Pero Diego Tatián también ejercita un descentramiento de los géneros. Así, apartándose de los cánones consagrados de las perspectivas de la “recepción”, no se comprueba en su trabajo nada parecido a lo que comúnmente se hace bajo esos auspicios metodológicos. No se verifica en la recepción díscola que practica Tatián el efecto neutralizador que suelen producir las contextualizaciones históricas de la circulación de una obra, frente a lo indómito de un contenido que necesariamente excede lo que una historia de las ideas puede fijar. Tampoco se independiza, en su trabajo, el suministro de datos bajo la forma de una cronología sobreestimada en su carácter explicativo, sino que siempre domina, en el presente de la investigación, aquel valor de uso ligado a lo que hoy se puede hacer con los textos del pasado “que nos interpelan de manera existencial”. Y puesto que se supone que los diversos lectores responden a su manera a algo que en una obra, como decíamos al principio, obsesiona, acecha, condiciona, es que puede pensárselos como conformando una comunidad. Una comunidad que produce un efecto multiplicador de los tiempos.

Lo que Diego Tatián busca son “marcas”, huellas, señales. Rastros perdidos que, entonces sí, son interrogados con “prudencia historiográfica” pero también con imaginación y sensibilidad poética. En ese sentido, su vocación es más bien la de un coleccionista. Así, puede aplicarse al trabajo de Tatián el comentario benjaminiano: “el coleccionista le enseña al teórico”. Y su explicación: el objeto de una ciencia histórica no está formado “por un ovillo de facticidades puras, sino por el grupo contado de hilos que representan la trama de un pasado en el tejido del presente”. Los sentidos de Diego Tatián están siempre al acecho de los ecos desparramados de un nombre: Spinoza (o de alguna remisión “codificada” a él: panteísmo). Y cuando escucha casualmente uno de esos ecos, empieza su trabajo de investigador fervoroso. Va tirando de esos hilos perdidos en geografías improbables, y reconstruye posteridades spinozianas impensadas, siguiendo un particular método de “composición de curiosidades”.
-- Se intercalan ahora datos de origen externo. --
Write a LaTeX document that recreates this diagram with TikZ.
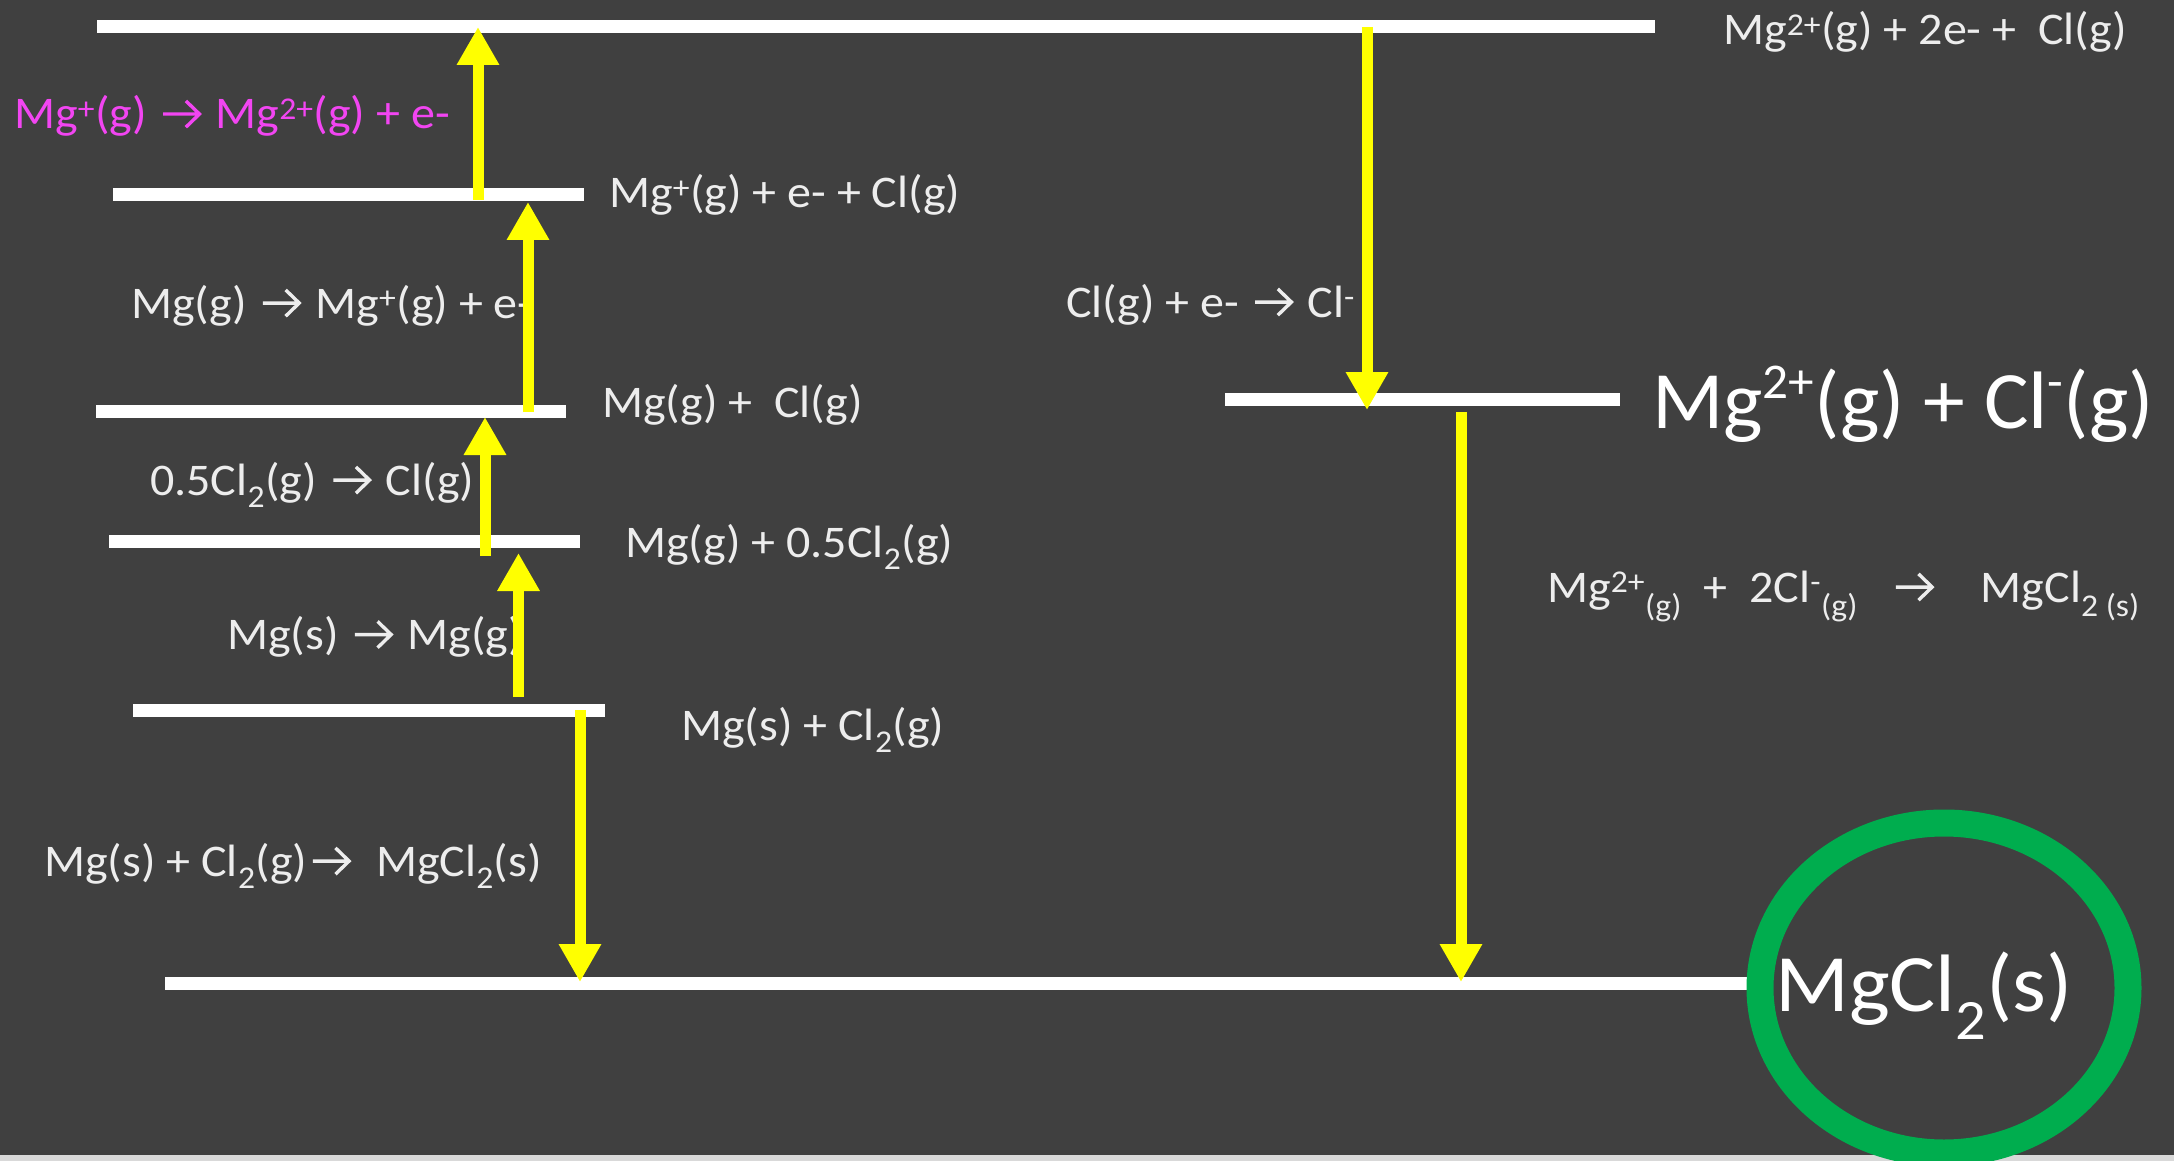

A Tatián le interesan diversas “recepciones” de Spinoza; y en particular, su “recepción” en Argentina. Se adivina cierto afán de exhaustividad, pero lo que él hace se aleja mucho de la reconstrucción metódica de un ciclo de influencias. Así, en esos itinerarios trazados por Diego Tatián, nos encontramos por ejemplo con Sarmiento en una faceta desconocida: como miembro de una comisión Internacional formada para conmemorar el bicentenario de la muerte de Spinoza, probablemente a instancias de un científico holandés radicado en aquella Córdoba decimonónica “clerical, monástica, españolista y contrarrevolucionaria”, para participar de los proyectos para el desarrollo científico nacional promovidos a su vez por Sarmiento. Y nos encontramos también con Lisandro de la Torre, como escritor de un “Tratado Teológico Político argentino” –dice Tatián– donde Spinoza, cuya presencia puede ser adivinada tras “la palabra-signo panteísmo, no es sin embargo mencionado”. El TTP, entonces, aparece en esos textos del santafecino a la manera de un inconsciente político, “como si se tratara de una lectura antigua y olvidada que no obstante tracciona la argumentación desde una indeterminada memoria convertida con el tiempo en una manera de concebir el mundo y una inspiración permanente”.

Y se aleja asimismo Tatián de cualquier idea común de recepción, cuando en momento, siguiendo de manera explícita la idea de Benjamin de hacer un libro sólo con citas, articula frases encomilladas, uniendo en una composición imposible lo que otros dijeron, en la Argentina, sobre Spinoza (sobre cada uno de sus Spinozas). Y entonces aparece desde un Lugones que lo vuelve positivista, o un Korn que lo lee evangélico, o un Astrada que lo hace ateo, hasta un Kaminsky que lo prefiere apasionado, o una Diana Sperling que lo subraya judío, o un Borges al que Spinoza siempre acecha, o un Horacio González que lo matematiza (y lo des-matematiza), haciendo a la vez a su verdad más debedora de la locura que de las matemáticas. Pero el procedimiento, tiene siempre a Diego Tatián como conector, entre los fines de unas comillas y los inicios de las próximas, en las contradicciones que se ofrecen, en la selección de los nombres. Y entonces, él, que ya confesó la causa a la que pertenece, se dice vacilante, o mejor, un mimo, alguien que muestra al público sus pinturas, su ropaje y empieza a ser quien se ofrece como ventrílocuo de los otros. La filosofía de Spinoza, entonces, sí se vuelve una gramática del don, de lo que circula, de lo que no rehúsa el nombre propio, y no rehúsa tampoco proseguir la búsqueda de muchos otros esquivos. Esas búsquedas, las de las democracias posibles, las de los sujetos imposibles, las de las intervenciones que quieren serlo sin saber de antemano contenidos ni formas y que asumen, hoy, y a pesar de todo, el desafío del universalismo, hacen de este libro una muestra más de una causa en la que queremos estar casi todos, como sea que nos exceda.

Anacronismo e irrupción, vol. 2, no. 2, Buenos Aires, mayo-noviembre 2012, pp. 219-226.